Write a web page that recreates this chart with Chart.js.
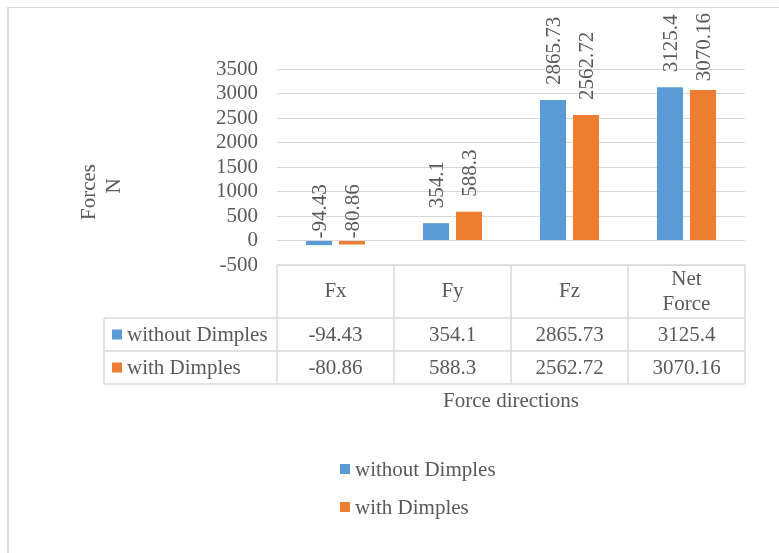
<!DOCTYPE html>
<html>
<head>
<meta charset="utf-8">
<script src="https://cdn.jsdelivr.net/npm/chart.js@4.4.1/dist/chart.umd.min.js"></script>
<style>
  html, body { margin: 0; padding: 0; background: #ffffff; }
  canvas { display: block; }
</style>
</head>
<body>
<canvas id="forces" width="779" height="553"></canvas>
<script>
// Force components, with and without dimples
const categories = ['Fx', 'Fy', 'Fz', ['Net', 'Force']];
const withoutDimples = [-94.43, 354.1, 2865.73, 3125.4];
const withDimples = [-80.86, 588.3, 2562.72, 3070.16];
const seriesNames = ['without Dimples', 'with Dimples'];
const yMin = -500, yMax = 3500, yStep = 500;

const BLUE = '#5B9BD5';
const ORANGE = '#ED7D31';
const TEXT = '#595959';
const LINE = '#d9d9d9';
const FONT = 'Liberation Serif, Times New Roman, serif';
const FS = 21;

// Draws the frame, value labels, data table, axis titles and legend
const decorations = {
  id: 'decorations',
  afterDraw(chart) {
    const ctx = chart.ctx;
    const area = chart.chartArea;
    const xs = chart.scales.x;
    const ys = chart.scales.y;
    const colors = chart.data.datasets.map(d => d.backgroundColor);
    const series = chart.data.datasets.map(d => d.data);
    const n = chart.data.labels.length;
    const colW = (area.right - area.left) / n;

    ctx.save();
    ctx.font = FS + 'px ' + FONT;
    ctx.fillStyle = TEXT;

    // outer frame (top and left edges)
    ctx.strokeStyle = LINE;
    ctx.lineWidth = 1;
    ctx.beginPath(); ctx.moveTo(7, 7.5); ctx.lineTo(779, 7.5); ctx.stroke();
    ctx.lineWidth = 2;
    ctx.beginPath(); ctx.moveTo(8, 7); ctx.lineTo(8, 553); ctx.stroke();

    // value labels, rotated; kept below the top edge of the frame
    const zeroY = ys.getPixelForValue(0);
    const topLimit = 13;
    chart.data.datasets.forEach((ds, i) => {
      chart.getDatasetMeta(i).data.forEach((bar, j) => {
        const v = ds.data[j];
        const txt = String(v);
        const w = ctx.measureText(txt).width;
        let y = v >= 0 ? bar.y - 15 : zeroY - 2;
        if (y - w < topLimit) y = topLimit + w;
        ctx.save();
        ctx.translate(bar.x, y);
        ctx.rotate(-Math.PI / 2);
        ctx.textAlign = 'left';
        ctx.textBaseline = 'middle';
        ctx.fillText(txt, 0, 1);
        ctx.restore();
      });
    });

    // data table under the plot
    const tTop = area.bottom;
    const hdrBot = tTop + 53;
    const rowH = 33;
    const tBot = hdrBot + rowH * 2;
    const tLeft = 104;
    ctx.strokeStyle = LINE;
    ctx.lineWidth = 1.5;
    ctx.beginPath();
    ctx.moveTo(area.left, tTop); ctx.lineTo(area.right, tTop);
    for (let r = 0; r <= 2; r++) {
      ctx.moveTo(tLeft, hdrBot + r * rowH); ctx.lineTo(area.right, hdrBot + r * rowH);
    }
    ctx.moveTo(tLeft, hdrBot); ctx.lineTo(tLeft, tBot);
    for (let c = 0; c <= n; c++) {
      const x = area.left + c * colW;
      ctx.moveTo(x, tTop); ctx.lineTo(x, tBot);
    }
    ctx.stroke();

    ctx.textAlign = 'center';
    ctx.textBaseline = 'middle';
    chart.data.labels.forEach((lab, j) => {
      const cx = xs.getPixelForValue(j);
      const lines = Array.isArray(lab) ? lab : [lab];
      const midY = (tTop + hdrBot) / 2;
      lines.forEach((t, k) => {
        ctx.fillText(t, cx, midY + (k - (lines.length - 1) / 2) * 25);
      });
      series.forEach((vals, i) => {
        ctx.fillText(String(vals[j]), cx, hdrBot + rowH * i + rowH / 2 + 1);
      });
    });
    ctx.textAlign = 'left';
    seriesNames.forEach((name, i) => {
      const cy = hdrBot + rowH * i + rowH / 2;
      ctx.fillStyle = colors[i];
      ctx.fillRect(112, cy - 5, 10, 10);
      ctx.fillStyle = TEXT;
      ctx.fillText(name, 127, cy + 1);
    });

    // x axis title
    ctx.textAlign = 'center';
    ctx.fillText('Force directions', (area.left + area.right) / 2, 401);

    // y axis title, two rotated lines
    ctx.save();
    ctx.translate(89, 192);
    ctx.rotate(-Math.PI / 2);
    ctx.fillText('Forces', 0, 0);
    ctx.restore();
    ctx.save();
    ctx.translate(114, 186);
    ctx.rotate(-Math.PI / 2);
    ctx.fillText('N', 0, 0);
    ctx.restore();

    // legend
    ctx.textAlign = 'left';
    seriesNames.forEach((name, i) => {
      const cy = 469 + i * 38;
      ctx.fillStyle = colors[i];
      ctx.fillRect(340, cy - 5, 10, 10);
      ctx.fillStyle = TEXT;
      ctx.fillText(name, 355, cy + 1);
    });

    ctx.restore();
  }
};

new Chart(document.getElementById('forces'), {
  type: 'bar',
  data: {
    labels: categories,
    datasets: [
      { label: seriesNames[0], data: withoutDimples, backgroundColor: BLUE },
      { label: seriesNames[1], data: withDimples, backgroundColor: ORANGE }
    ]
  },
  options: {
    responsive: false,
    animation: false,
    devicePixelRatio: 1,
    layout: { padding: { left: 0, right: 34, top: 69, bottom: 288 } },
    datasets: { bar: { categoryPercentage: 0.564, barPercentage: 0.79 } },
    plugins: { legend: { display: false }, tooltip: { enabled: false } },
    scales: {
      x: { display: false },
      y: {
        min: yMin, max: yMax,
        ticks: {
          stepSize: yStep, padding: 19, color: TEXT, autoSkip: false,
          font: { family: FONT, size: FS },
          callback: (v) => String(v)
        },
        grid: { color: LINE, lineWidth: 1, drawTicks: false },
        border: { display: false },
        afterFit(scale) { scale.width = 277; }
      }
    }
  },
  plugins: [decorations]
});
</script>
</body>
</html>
• • •
EXERCISE TASK:
The lines from the start of the data through the line that contains "const FS = 21;" are to be returned exactly, please, with both ends included and every picture left out.

WORKED SOLUTION:
Write a web page that recreates this chart with Chart.js.
<!DOCTYPE html>
<html>
<head>
<meta charset="utf-8">
<script src="https://cdn.jsdelivr.net/npm/chart.js@4.4.1/dist/chart.umd.min.js"></script>
<style>
  html, body { margin: 0; padding: 0; background: #ffffff; }
  canvas { display: block; }
</style>
</head>
<body>
<canvas id="forces" width="779" height="553"></canvas>
<script>
// Force components, with and without dimples
const categories = ['Fx', 'Fy', 'Fz', ['Net', 'Force']];
const withoutDimples = [-94.43, 354.1, 2865.73, 3125.4];
const withDimples = [-80.86, 588.3, 2562.72, 3070.16];
const seriesNames = ['without Dimples', 'with Dimples'];
const yMin = -500, yMax = 3500, yStep = 500;

const BLUE = '#5B9BD5';
const ORANGE = '#ED7D31';
const TEXT = '#595959';
const LINE = '#d9d9d9';
const FONT = 'Liberation Serif, Times New Roman, serif';
const FS = 21;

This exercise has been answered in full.